South Africa is the continent’s strongest and most developed economy, and a natural base for foreign investors interested in getting a foothold in the rapidly growing resource-rich economies of sub-Saharan Africa. But despite this attraction, there are problems that give foreign investors cause for concern.
For one, strikes are plentiful, and strikers enjoy the at-least ideological support of the ANC government, which includes top leaders of the umbrella labor group, Congress of South African Trades Unions (COSATU), in its ruling alliance and in the cabinet of President Jacob Zuma. A country that honors labor rights is good. A country that is regularly brought to a halt over wage issues is harder for investors to love.
Yet, much of the hardest criticism of President Zuma’s pro-jobs program is of the too-little, too-late variety. South Africa has one of the highest disparities between rich and poor citizens in the world, higher even than Brazil. This disparity is highly correlated with race, which makes the divide cultural as well, and thus potentially quite ugly. According to the government’s own agency, StatsSA, black people, who make up 80 of the population, account for 41 percent of South Africa’s income; compared with whites, who make up just 9 percent of the population but account for 45 percent of the nation’s income.

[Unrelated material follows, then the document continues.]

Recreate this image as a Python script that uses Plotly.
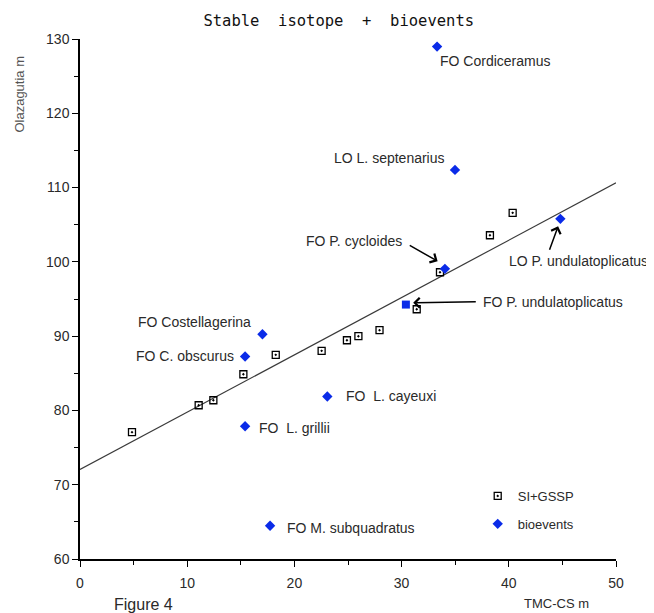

In Gabon, an oil-producing country ruled for 34 years by the same family, street protests by opposition activists and students -- apparently inspired by the revolutions in Tunisia and Egypt – have put the regime of President Ali Bongo on notice.
Despite the many factors that make Tunisian-style citizen revolts less likely in sub-Saharan Africa, there are plenty of parallels between the strong-arm regimes of Tunisia and Egypt in the north, and of African leaders below the Sahara, and the potential unrest that might call for their overthrow.